Let’s say a rep needs one more sale per week to hit quota. You might then focus on increasing the number of calls they make each day.
So, if that rep averages one sale every 15 calls, they’ll need to make three more calls a day to get that extra deal.
From there, you can update that individual’s targets to reflect that change and see if things improve. If they’re still struggling, you can build phone sales tactics into that person’s coaching sessions.
Develop a plan for failed goals
Sadly, a lot of goals fail.
Make sure that your strategy makes room for learning from failures so that you don’t repeat past mistakes and helps you get up and running with a new and improved plan.
“Specific,” “measurable” goals allow you to evaluate failed objectives and pinpoint what went wrong. Ideally, you’ll be able to look at your numbers and answer the following questions:
- What roadblocks did the team encounter?
- Did the sales team have the resources needed to achieve target objectives?
- Did reps have the right experience/capabilities to take this on?

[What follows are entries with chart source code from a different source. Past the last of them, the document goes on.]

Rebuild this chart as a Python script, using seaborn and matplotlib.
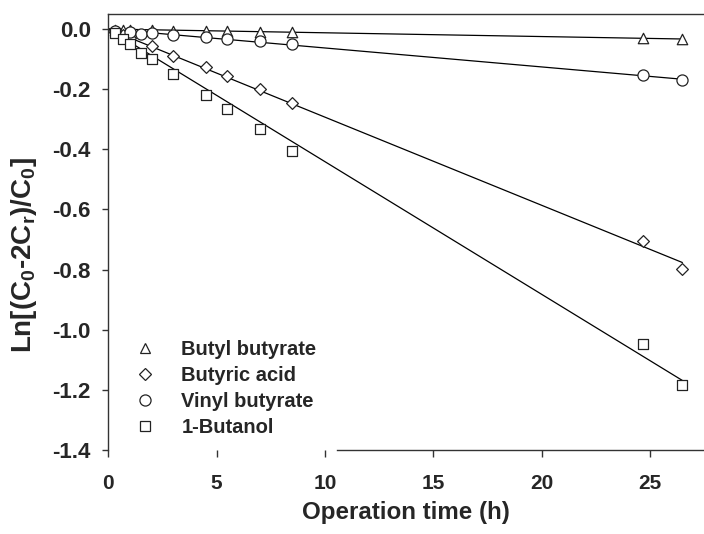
import numpy as np
import pandas as pd
import matplotlib
matplotlib.use('Agg')
import matplotlib.pyplot as plt
import seaborn as sns

# values
t_butyl = [0.33, 0.67, 1, 2, 3, 4.5, 5.5, 7, 8.5, 24.7, 26.5]
y_butyl = [-0.002, -0.002, -0.003, -0.004, -0.005, -0.007, -0.008, -0.009, -0.011, -0.031, -0.034]

t_acid = [0.33, 0.67, 1, 2, 3, 4.5, 5.5, 7, 8.5, 24.7, 26.5]
y_acid = [-0.01, -0.02, -0.03, -0.058, -0.089, -0.126, -0.155, -0.198, -0.246, -0.704, -0.798]

t_vinyl = [0.33, 1, 1.5, 2, 3, 4.5, 5.5, 7, 8.5, 24.7, 26.5]
y_vinyl = [-0.006, -0.009, -0.016, -0.013, -0.019, -0.028, -0.033, -0.041, -0.05, -0.153, -0.168]

t_butanol = [0.33, 0.67, 1, 1.5, 2, 3, 4.5, 5.5, 7, 8.5, 24.7, 26.5]
y_butanol = [-0.013, -0.033, -0.05, -0.08, -0.099, -0.149, -0.221, -0.265, -0.333, -0.404, -1.048, -1.183]

# slopes of the straight fit lines (through the origin)
slope_butyl = -0.00125
slope_acid = -0.0293
slope_vinyl = -0.0063
slope_butanol = -0.0441
fit_end = 26.5

x_ticks = [0, 5, 10, 15, 20, 25]
y_ticks = [-1.4, -1.2, -1.0, -0.8, -0.6, -0.4, -0.2, 0.0]

sns.set_style('ticks')
plt.rcParams['font.family'] = ['Liberation Sans', 'DejaVu Sans']
plt.rcParams['font.weight'] = 'bold'
plt.rcParams['axes.unicode_minus'] = False
plt.rcParams['mathtext.fontset'] = 'custom'
plt.rcParams['mathtext.rm'] = 'Liberation Sans:bold'
plt.rcParams['mathtext.bf'] = 'Liberation Sans:bold'
plt.rcParams['mathtext.default'] = 'bf'

fig = plt.figure(figsize=(7.04, 5.34), dpi=100)
ax = fig.add_axes([0.1538, 0.1573, 0.8462, 0.8165])

series = [
    ('Butyl butyrate', t_butyl, y_butyl, slope_butyl, '^', 7.5),
    ('Butyric acid', t_acid, y_acid, slope_acid, 'D', 6),
    ('Vinyl butyrate', t_vinyl, y_vinyl, slope_vinyl, 'o', 8),
    ('1-Butanol', t_butanol, y_butanol, slope_butanol, 's', 7),
]

handles = []
for name, t, y, slope, mk, ms in series:
    fit = pd.DataFrame({'t': [0, fit_end], 'y': [0, slope * fit_end]})
    sns.lineplot(data=fit, x='t', y='y', ax=ax, color='black', linewidth=0.9, zorder=2)
    df = pd.DataFrame({'t': t, 'y': y})
    sns.scatterplot(data=df, x='t', y='y', ax=ax, marker=mk, s=ms ** 2,
                    facecolor='white', edgecolor='#222222', linewidth=0.9, zorder=3)
    handles.append(plt.Line2D([], [], linestyle='none', marker=mk, markersize=ms,
                              markerfacecolor='white', markeredgecolor='#222222',
                              markeredgewidth=0.9, label=name))

ax.set_xlim(0, 27.5)
ax.set_ylim(-1.4, 0.05)
ax.set_xticks(x_ticks)
ax.set_yticks(y_ticks)
ax.set_yticklabels(['%.1f' % v for v in y_ticks])

ax.spines['right'].set_visible(False)
ax.spines['bottom'].set_bounds(10.55, 27.5)
for sp in ['left', 'top', 'bottom']:
    ax.spines[sp].set_color('#333333')
    ax.spines[sp].set_linewidth(1.0)

ax.tick_params(axis='x', direction='out', length=5, width=1, color='#333333',
               labelsize=15, pad=12)
ax.tick_params(axis='y', direction='out', length=4.5, width=1, color='#333333',
               labelsize=16, pad=8)

ax.set_xlabel('Operation time (h)', fontsize=17.4, fontweight='bold', labelpad=6)
ax.set_ylabel(r'Ln[(C$_0$-2C$_r$)/C$_0$]', fontsize=20, fontweight='bold')
ax.yaxis.set_label_coords(-0.116, 0.447)

ax.legend(handles=handles, loc='upper left', bbox_to_anchor=(0.045, 0.253),
          frameon=False, handlelength=1.0, handletextpad=1.3,
          labelspacing=0.35, borderpad=0, borderaxespad=0,
          prop={'weight': 'bold', 'size': 14.5})

plt.savefig('out.png', dpi=100)
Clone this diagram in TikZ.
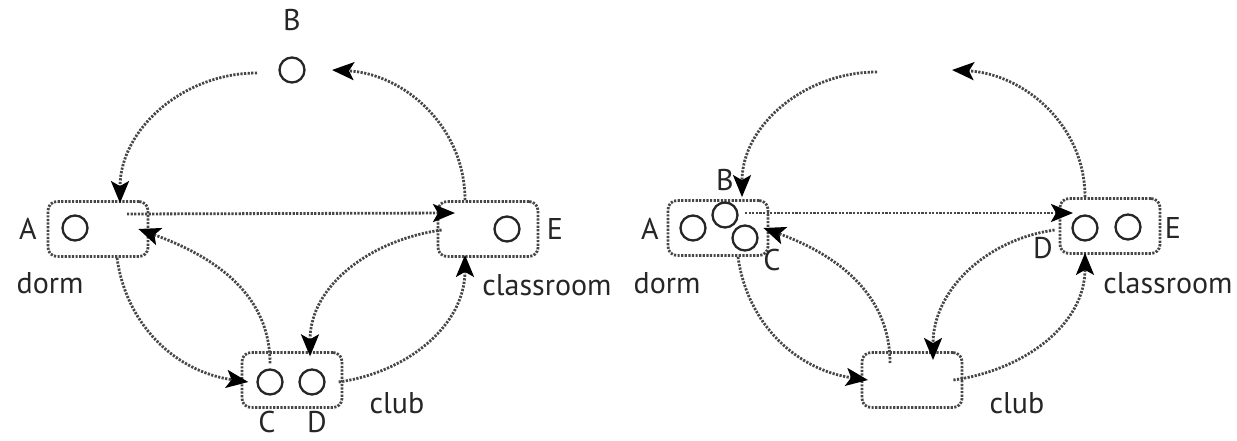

Make sure sellers have the tools they need
According to Forrester Research, B2B sellers are up against a long list of roadblocks as they work toward key milestones. If sellers are struggling to hit targets, there might be a problem with your sales enablement strategy.
Consider the following as you evaluate your team’s ability to hit goals:
- Do sellers have access to the data they need to personalize customer experiences?
- Can they find sales collateral?
- Are there internal silos that prevent sellers from accessing critical information?
- Are marketing & sales teams in alignment?
Without well-defined goals to work toward, sales reps can get frustrated and lose steam, which in turn, can have a negative impact on sales performance and revenue.
SMART goals offer sales leaders a system for setting objectives that contribute to the organization’s success and help them figure out exactly what it takes to hit those targets.
Ultimately, sales SMART goals ensure that your sales team has something to strive for, and helps leaders benchmark performance, measure progress and determine what’s working and what isn’t.